> _Short exercise_
Review the material and extract every line in which the word "that" occurs.

* start Data lines *

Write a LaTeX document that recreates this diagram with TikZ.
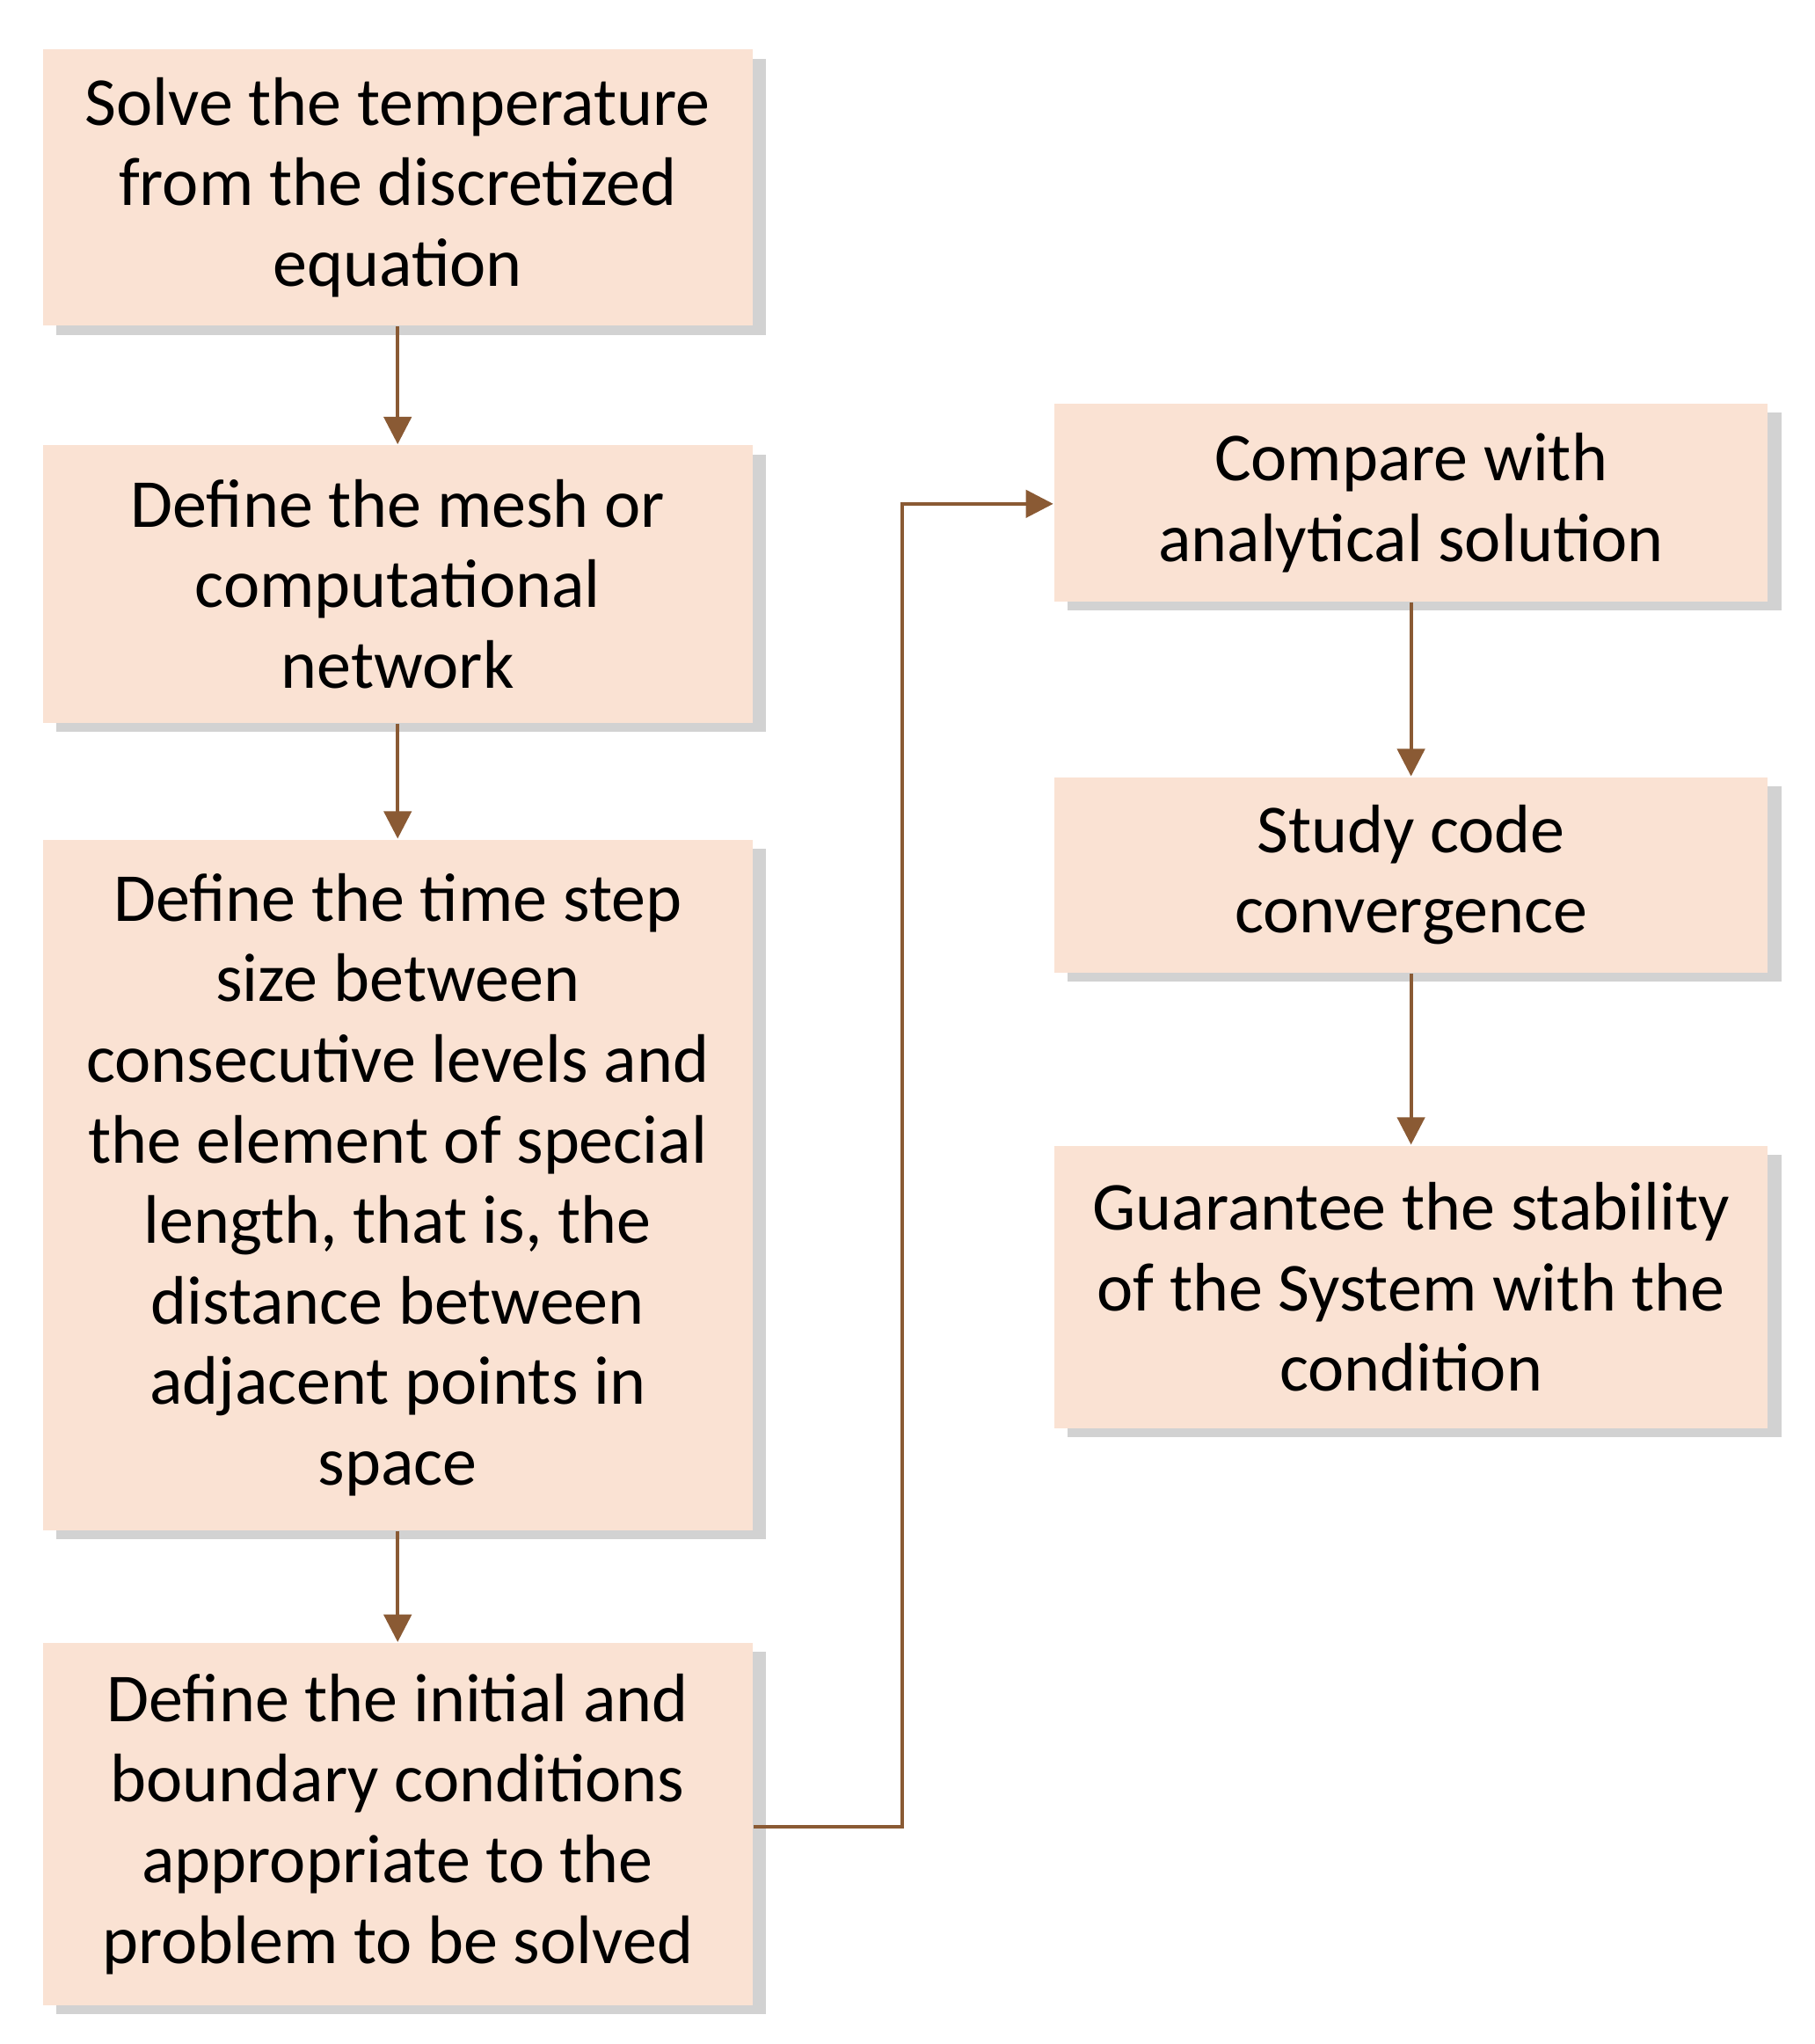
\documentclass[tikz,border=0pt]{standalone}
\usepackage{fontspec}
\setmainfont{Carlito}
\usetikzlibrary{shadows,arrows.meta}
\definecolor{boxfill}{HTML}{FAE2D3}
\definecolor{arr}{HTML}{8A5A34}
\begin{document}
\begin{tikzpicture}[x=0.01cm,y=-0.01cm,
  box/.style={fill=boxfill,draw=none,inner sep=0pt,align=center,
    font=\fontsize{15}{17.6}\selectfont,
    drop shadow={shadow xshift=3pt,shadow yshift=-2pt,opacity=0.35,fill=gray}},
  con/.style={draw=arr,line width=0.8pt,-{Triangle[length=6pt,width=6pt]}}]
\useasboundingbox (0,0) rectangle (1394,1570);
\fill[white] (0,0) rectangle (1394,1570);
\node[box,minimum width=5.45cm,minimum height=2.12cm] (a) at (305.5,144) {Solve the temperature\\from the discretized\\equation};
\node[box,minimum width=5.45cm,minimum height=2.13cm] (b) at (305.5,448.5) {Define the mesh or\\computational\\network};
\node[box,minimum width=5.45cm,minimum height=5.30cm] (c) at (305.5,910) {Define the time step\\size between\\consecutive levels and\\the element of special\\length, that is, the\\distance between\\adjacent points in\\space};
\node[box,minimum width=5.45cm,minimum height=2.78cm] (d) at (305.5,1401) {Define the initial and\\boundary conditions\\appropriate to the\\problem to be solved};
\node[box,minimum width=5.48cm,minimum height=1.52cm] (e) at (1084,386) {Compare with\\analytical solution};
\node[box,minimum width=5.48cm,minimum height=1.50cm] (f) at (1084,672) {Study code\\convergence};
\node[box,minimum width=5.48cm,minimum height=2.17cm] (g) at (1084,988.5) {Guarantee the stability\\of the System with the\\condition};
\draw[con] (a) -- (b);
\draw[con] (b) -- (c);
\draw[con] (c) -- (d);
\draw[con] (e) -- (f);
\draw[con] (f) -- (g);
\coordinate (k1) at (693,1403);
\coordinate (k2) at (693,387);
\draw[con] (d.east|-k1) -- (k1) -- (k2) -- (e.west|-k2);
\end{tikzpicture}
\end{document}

* end Data lines *

> _Finished answer_
Write a LaTeX document that recreates this diagram with TikZ.
\node[box,minimum width=5.45cm,minimum height=5.30cm] (c) at (305.5,910) {Define the time step\\size between\\consecutive levels and\\the element of special\\length, that is, the\\distance between\\adjacent points in\\space};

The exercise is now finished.